In the decades since this event, healthcare has made major strides in reducing wrong-site surgeries, thanks in part to lessons learned from this case. Today, several widely adopted safeguards are in place.

  • Patient involvement: Patients now mark the surgical site themselves with a Sharpie.
  • Pre-surgery consultation: Surgeons are required to meet with patients during pre-op to review the procedure and confirm the consent form.
  • The “Timeout”: A final pause before incision is now standard practice, where the surgical team confirms the patient’s identity, the procedure, and the surgical site. Even if multiple errors are made earlier, this last line of defense can prevent serious harm.

Each of these practices is designed to catch errors before they reach the point of no return. Importantly, none of these preventative measures rely on perfect human performance.

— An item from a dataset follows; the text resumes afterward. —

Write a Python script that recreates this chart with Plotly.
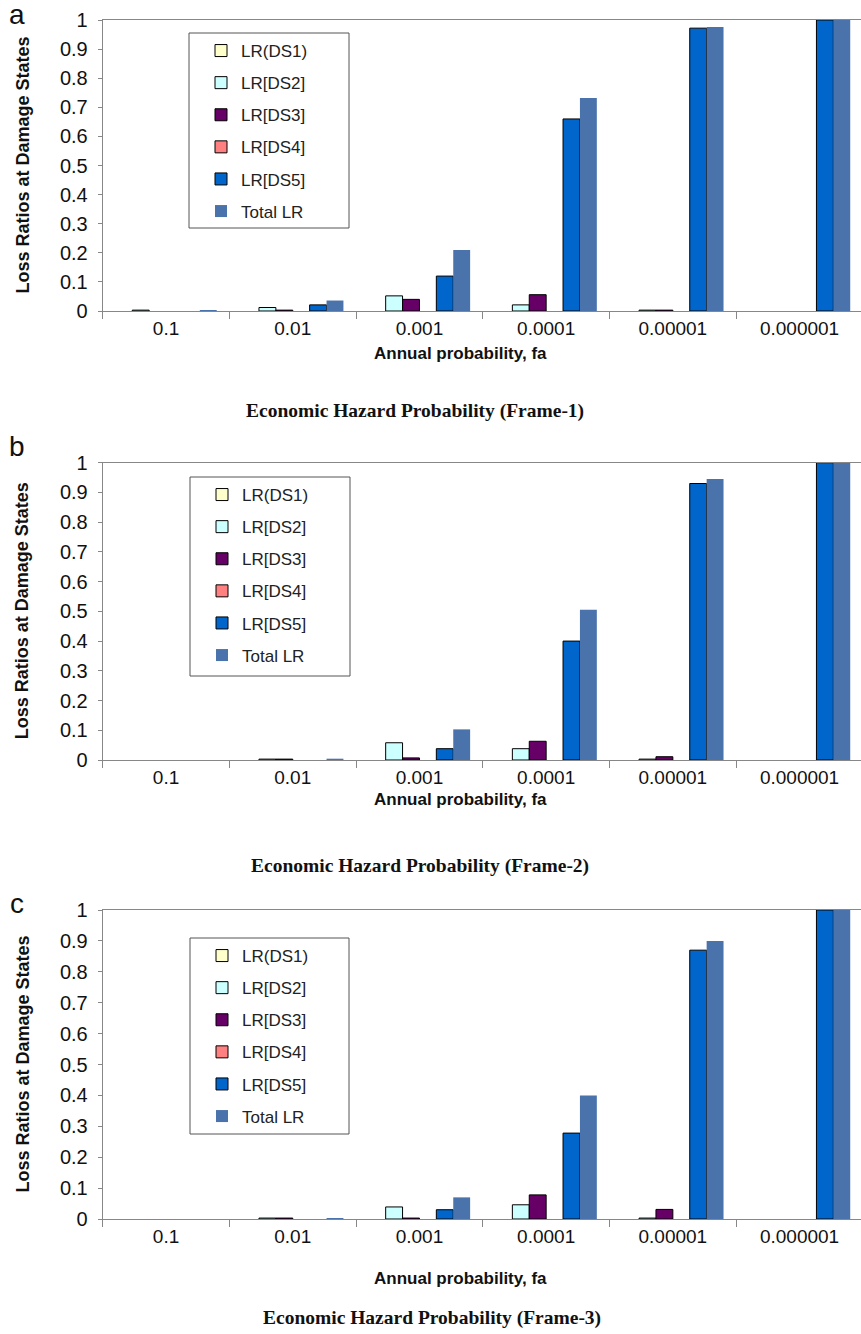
import plotly.graph_objects as go

# ---------------- data ----------------
categories = ["0.1", "0.01", "0.001", "0.0001", "0.00001", "0.000001"]
series_names = ["LR(DS1)", "LR[DS2]", "LR[DS3]", "LR[DS4]", "LR[DS5]", "Total LR"]

# Frame-1
f1_ds1 = [0, 0, 0, 0, 0, 0]
f1_ds2 = [0.003, 0.012, 0.052, 0.021, 0.003, 0]
f1_ds3 = [0, 0.003, 0.040, 0.056, 0.003, 0]
f1_ds4 = [0, 0, 0, 0, 0, 0]
f1_ds5 = [0, 0.021, 0.120, 0.660, 0.972, 1.0]
f1_tot = [0.003, 0.036, 0.210, 0.732, 0.976, 1.0]

# Frame-2
f2_ds1 = [0, 0, 0, 0, 0, 0]
f2_ds2 = [0, 0.003, 0.058, 0.038, 0.003, 0]
f2_ds3 = [0, 0.003, 0.007, 0.063, 0.011, 0]
f2_ds4 = [0, 0, 0, 0, 0, 0]
f2_ds5 = [0, 0, 0.038, 0.400, 0.930, 1.0]
f2_tot = [0, 0.003, 0.103, 0.505, 0.945, 1.0]

# Frame-3
f3_ds1 = [0, 0, 0, 0, 0, 0]
f3_ds2 = [0, 0.003, 0.039, 0.046, 0.003, 0]
f3_ds3 = [0, 0.003, 0.003, 0.078, 0.031, 0]
f3_ds4 = [0, 0, 0, 0, 0, 0]
f3_ds5 = [0, 0, 0.030, 0.278, 0.870, 1.0]
f3_tot = [0, 0.003, 0.070, 0.400, 0.900, 1.0]

panel_letters = ["a", "b", "c"]
panel_titles = ["Economic Hazard Probability (Frame-1)",
                "Economic Hazard Probability (Frame-2)",
                "Economic Hazard Probability (Frame-3)"]
x_title = "Annual probability, fa"
y_title = "Loss Ratios at Damage States"

# ---------------- styles ----------------
W, H = 861, 1334
fills = ["#FFFFCC", "#CCFFFF", "#660066", "#FF8080", "#0066CC", "#4A73AB"]
outlines = ["#000000"] * 5 + ["#4A73AB"]
outline_w = [1, 1, 1, 1, 1, 0]
axis_col = "#878787"

# plot areas in pixels (top, bottom)
panels_px = [(20, 311), (462.7, 760), (910, 1219)]
x_left_px = 102.7

frames = [
    [f1_ds1, f1_ds2, f1_ds3, f1_ds4, f1_ds5, f1_tot],
    [f2_ds1, f2_ds2, f2_ds3, f2_ds4, f2_ds5, f2_tot],
    [f3_ds1, f3_ds2, f3_ds3, f3_ds4, f3_ds5, f3_tot],
]


def py(px):
    return 1 - px / H


fig = go.Figure()
layout = {}
annotations = []
shapes = []

legend_boxes = [(189, 33, 349, 228), (190, 477, 350, 676), (190, 938, 349, 1134)]
letter_y = [15, 446, 903]
xtitle_y = [353, 799, 1278]
title_y = [411, 866, 1318]
title_x = [415, 420, 432]

for p in range(3):
    sfx = "" if p == 0 else str(p + 1)
    xa, ya = "x" + sfx, "y" + sfx
    leg = "legend" + sfx
    for s in range(6):
        vals = [v if v > 0 else None for v in frames[p][s]]
        fig.add_trace(go.Bar(
            x=categories, y=vals, name=series_names[s],
            xaxis=xa, yaxis=ya, legend=leg, legendgroup=f"g{p}{s}",
            marker=dict(color=fills[s], line=dict(color=outlines[s], width=outline_w[s])),
        ))
    top, bot = panels_px[p]
    layout["xaxis" + sfx] = dict(
        domain=[x_left_px / W, 1], anchor=ya, type="category", automargin=False,
        range=[-0.5, 5.485], showline=True, linecolor=axis_col, linewidth=1,
        mirror=True, ticks="outside", ticklen=7, tickcolor=axis_col,
        tickson="boundaries", showgrid=False, zeroline=False,
        tickfont=dict(family="Liberation Sans Narrow, Arial Narrow, Liberation Sans, Arial",
                      size=19, color="#111111"),
    )
    layout["yaxis" + sfx] = dict(
        domain=[py(bot), py(top)], anchor=xa, range=[0, 1], dtick=0.1, automargin=False,
        showline=True, linecolor=axis_col, linewidth=1, ticks="outside",
        ticklen=4, tickcolor=axis_col, showgrid=False, zeroline=False,
        ticklabelstandoff=6,
        tickfont=dict(family="Liberation Sans, Arial", size=20, color="#111111"),
    )
    bx0, by0, bx1, by1 = legend_boxes[p]
    layout[leg] = dict(
        x=(bx0 + 12) / W, y=py(by0), xanchor="left", yanchor="top",
        bgcolor="rgba(0,0,0,0)", borderwidth=0, tracegroupgap=7,
        font=dict(family="Liberation Sans, Arial", size=17, color="#222222"),
    )
    shapes.append(dict(type="rect", xref="paper", yref="paper",
                       x0=bx0 / W, x1=bx1 / W, y0=py(by1), y1=py(by0),
                       line=dict(color="#555555", width=1), fillcolor="rgba(0,0,0,0)",
                       layer="above"))
    annotations.append(dict(text=panel_letters[p], xref="paper", yref="paper",
                            x=17 / W, y=py(letter_y[p]), xanchor="center", yanchor="middle",
                            showarrow=False,
                            font=dict(family="Liberation Sans, Arial", size=28, color="#111111")))
    annotations.append(dict(text=x_title, xref="paper", yref="paper",
                            x=460 / W, y=py(xtitle_y[p]), xanchor="center", yanchor="middle",
                            showarrow=False,
                            font=dict(family="Liberation Sans Narrow, Arial Narrow, Liberation Sans, Arial",
                                      size=17, color="#111111", weight="bold")))
    annotations.append(dict(text=panel_titles[p], xref="paper", yref="paper",
                            x=title_x[p] / W, y=py(title_y[p]), xanchor="center", yanchor="middle",
                            showarrow=False,
                            font=dict(family="Liberation Serif, Times New Roman", size=19.5,
                                      color="#111111", weight="bold")))
    annotations.append(dict(text=y_title, xref="paper", yref="paper", textangle=-90,
                            x=22 / W, y=py((top + bot) / 2), xanchor="center", yanchor="middle",
                            showarrow=False,
                            font=dict(family="Liberation Sans, Arial", size=18,
                                      color="#111111", weight="bold")))

fig.update_layout(
    width=W, height=H, margin=dict(l=0, r=0, t=0, b=0, autoexpand=False),
    paper_bgcolor="white", plot_bgcolor="white",
    barmode="group", bargap=0.2, bargroupgap=0,
    annotations=annotations, shapes=shapes, showlegend=True,
    **layout,
)

fig.write_html("out.html")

Instead, they acknowledge human fallibility and build process layers that account for it.

Manage by Process, Not by Blame

The Willie King case remains one of the most powerful reminders of what we miss when we focus on people instead of the process. It’s a cautionary example—not just about surgery, but about how we approach error in any complex environment.

Blame may feel satisfying and fair in the moment. But it often reveals our lack of understanding, and it ultimately solves nothing. To actually mitigate risk we must understand the specific causes of our incidents and use them to improve the system itself. That means designing processes that help people succeed, even when they make mistakes.